Toronto Film Company Centre of Child Pornography Investigation

Child Pornography Investigation

It’s been a rough couple of weeks for Toronto’s reputation and it’s not getting much better. Police have revealed that a Toronto-based film company was the centre of a three-year child pornography investigation.

Toronto police announced that over the course of the investigation, 348 people have been arrested and nearly 400 sexually abused children rescued.

At the heart of the child pornography ring was Toronto-based Azoz Films. The film company allegedly sold DVDs and streamed videos of naked children, which they marketed as “naturist” and claimed the “non-sexually explicit” material was legal in Canada and the U.S. Spoiler alert: it wasn’t.

With the help of law enforcement from the U.S. and Eastern Europe, Toronto police were able to determine the identities of customers using Azov Films’ databases, leading to a series of raids and arrests of purchasers of child pornography around the world.

“It is alleged that officers located hundreds of thousands of images and videos detailing horrific sexual acts against very young children – some of the worst they have ever viewed,” police told reporters.

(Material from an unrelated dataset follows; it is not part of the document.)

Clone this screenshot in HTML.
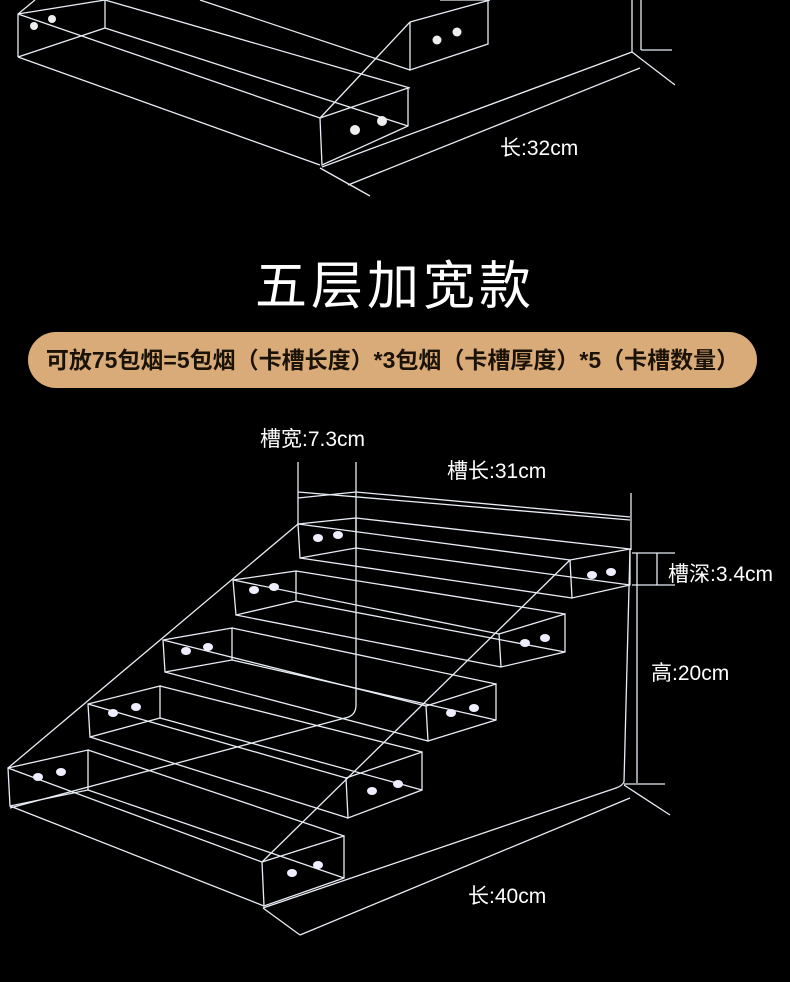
<!DOCTYPE html>
<html><head><meta charset="utf-8"><style>
html,body{margin:0;padding:0;background:#000;}
body{width:790px;height:982px;position:relative;overflow:hidden;font-family:"Liberation Sans","Noto Sans CJK SC",sans-serif;}
.t{position:absolute;color:#fff;white-space:nowrap;font-size:21px;}
.pill{position:absolute;left:28px;top:332px;width:729px;height:56px;border-radius:28px;background:#d9ab78;color:#1a1206;font-weight:bold;font-size:23px;line-height:56px;text-align:center;}
</style></head><body>
<svg width="790" height="982" style="position:absolute;left:0;top:0" fill="none" stroke="#e8ecf4" stroke-width="1.3">
<g>
<polyline points="35,0 18,14 18,57"/>
<polyline points="18,14 105,0"/>
<line x1="18" y1="57" x2="105" y2="28"/>
<line x1="105" y1="0" x2="105" y2="28"/>
<line x1="18" y1="57" x2="320" y2="165"/>
<line x1="18" y1="14" x2="320" y2="118"/>
<line x1="105" y1="28" x2="408" y2="126"/>
<line x1="105" y1="0" x2="410" y2="88"/>
<line x1="200" y1="0" x2="410" y2="70"/>
<polyline points="320,118 408,88 408,126 322,165 320,118"/>
<line x1="320" y1="118" x2="410" y2="22"/>
<line x1="410" y1="22" x2="490" y2="0"/>
<polyline points="410,22 410,70 488,44 488,0"/>
<line x1="440" y1="0" x2="488" y2="0"/>
<line x1="322" y1="167" x2="632" y2="52"/>
<line x1="632" y1="0" x2="632" y2="52"/>
<line x1="641" y1="0" x2="641" y2="50"/>
<line x1="641" y1="50" x2="672" y2="50"/>
<line x1="632" y1="52" x2="675" y2="85"/>
<line x1="320" y1="168" x2="370" y2="196"/>
<line x1="348" y1="185" x2="640" y2="68"/>
</g>
<g fill="#eee" stroke="none">
<circle cx="34" cy="26" r="4"/><circle cx="52" cy="19" r="4"/>
<circle cx="437" cy="40" r="4.5"/><circle cx="457" cy="32" r="4.5"/>
<circle cx="355" cy="130" r="5"/><circle cx="382" cy="121" r="5"/>
</g>
<g>
<line x1="298" y1="462" x2="298" y2="524"/>
<line x1="356" y1="462" x2="356" y2="705"/>
<path d="M356,705 Q356,716 345,718 L10,808"/>
<line x1="298" y1="492" x2="630" y2="520"/>
<line x1="298" y1="498" x2="356" y2="492"/>
<line x1="356" y1="492" x2="630" y2="517"/>
<line x1="631" y1="493" x2="631" y2="550"/>
<line x1="630" y1="549" x2="624" y2="782"/>
<path d="M624,782 Q622,786 616,788 L263,908"/>
<line x1="624" y1="785" x2="670" y2="815"/>
<line x1="630" y1="798" x2="300" y2="935"/>
<line x1="263" y1="908" x2="300" y2="935"/>
<line x1="637" y1="553" x2="637" y2="783"/>
<line x1="624" y1="784" x2="665" y2="784"/>
<line x1="657" y1="553" x2="657" y2="585"/>
<line x1="632" y1="553" x2="675" y2="553"/>
<line x1="632" y1="585" x2="675" y2="585"/>
<line x1="8" y1="768" x2="298" y2="524"/>
<line x1="262" y1="862" x2="570" y2="560"/>
<polygon points="8,768 88,750 88,790 10,806"/>
<polygon points="262,862 344,836 344,878 264,906"/>
<line x1="8" y1="768" x2="262" y2="862"/><line x1="88" y1="750" x2="344" y2="836"/>
<line x1="10" y1="806" x2="264" y2="906"/><line x1="88" y1="790" x2="344" y2="878"/>
<polygon points="88,704 160,686 160,718 90,737"/>
<polygon points="346,778 422,752 422,790 348,818"/>
<line x1="88" y1="704" x2="346" y2="778"/><line x1="160" y1="686" x2="422" y2="752"/>
<line x1="90" y1="737" x2="348" y2="818"/><line x1="160" y1="718" x2="422" y2="790"/>
<polygon points="163,640 232,628 232,660 165,672"/>
<polygon points="426,706 496,684 496,720 428,741"/>
<line x1="163" y1="640" x2="426" y2="706"/><line x1="232" y1="628" x2="496" y2="684"/>
<line x1="165" y1="672" x2="428" y2="741"/><line x1="232" y1="660" x2="496" y2="720"/>
<polygon points="233,580 296,571 296,601 236,615"/>
<polygon points="499,634 565,614 565,652 501,667"/>
<line x1="233" y1="580" x2="499" y2="634"/><line x1="296" y1="571" x2="565" y2="614"/>
<line x1="236" y1="615" x2="501" y2="667"/><line x1="296" y1="601" x2="565" y2="652"/>
<polygon points="298,524 356,518 356,548 300,558"/>
<polygon points="570,560 630,549 630,585 572,598"/>
<line x1="298" y1="524" x2="570" y2="560"/><line x1="356" y1="518" x2="630" y2="549"/>
<line x1="300" y1="558" x2="572" y2="598"/><line x1="356" y1="548" x2="630" y2="585"/>
</g>
<g fill="#eef" stroke="none">
<ellipse cx="38" cy="777" rx="5" ry="4"/><ellipse cx="61" cy="772" rx="5" ry="4"/>
<ellipse cx="113" cy="713" rx="5" ry="4"/><ellipse cx="136" cy="707" rx="5" ry="4"/>
<ellipse cx="186" cy="651" rx="5" ry="4"/><ellipse cx="208" cy="647" rx="5" ry="4"/>
<ellipse cx="254" cy="590" rx="5" ry="4"/><ellipse cx="274" cy="587" rx="5" ry="4"/>
<ellipse cx="318" cy="538" rx="5" ry="4"/><ellipse cx="338" cy="535" rx="5" ry="4"/>
<ellipse cx="292" cy="873" rx="5" ry="4"/><ellipse cx="318" cy="865" rx="5" ry="4"/>
<ellipse cx="372" cy="791" rx="5" ry="4"/><ellipse cx="398" cy="784" rx="5" ry="4"/>
<ellipse cx="451" cy="713" rx="5" ry="4"/><ellipse cx="474" cy="708" rx="5" ry="4"/>
<ellipse cx="525" cy="643" rx="5" ry="4"/><ellipse cx="545" cy="638" rx="5" ry="4"/>
<ellipse cx="592" cy="575" rx="5" ry="4"/><ellipse cx="611" cy="572" rx="5" ry="4"/>
</g>
</svg>
<div class="t" style="left:500px;top:132px;">长:32cm</div>
<div class="t" style="left:0;width:790px;text-align:center;top:244px;font-size:52px;letter-spacing:4px;">五层加宽款</div>
<div class="pill">可放75包烟=5包烟（卡槽长度）*3包烟（卡槽厚度）*5（卡槽数量）</div>
<div class="t" style="left:260px;top:423px;">槽宽:7.3cm</div>
<div class="t" style="left:447px;top:455px;">槽长:31cm</div>
<div class="t" style="left:668px;top:558px;">槽深:3.4cm</div>
<div class="t" style="left:651px;top:657px;">高:20cm</div>
<div class="t" style="left:468px;top:880px;">长:40cm</div>
</body></html>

Among the 348 people arrested in the international child sex abuse investigation were 40 teachers, six law enforcement personnel, nine pastors or priests and a few doctors and nurses. Translation: don’t trust your kids with anyone.

The owner of Azov Films, Canadian Brian Way, 42, has been in custody since his arrest in May 2011, and his company has since been shut down. The investigation, however, known as Project Spade, is still ongoing and police are certain that more arrests will be made – so stop watching child pornography, you perverts.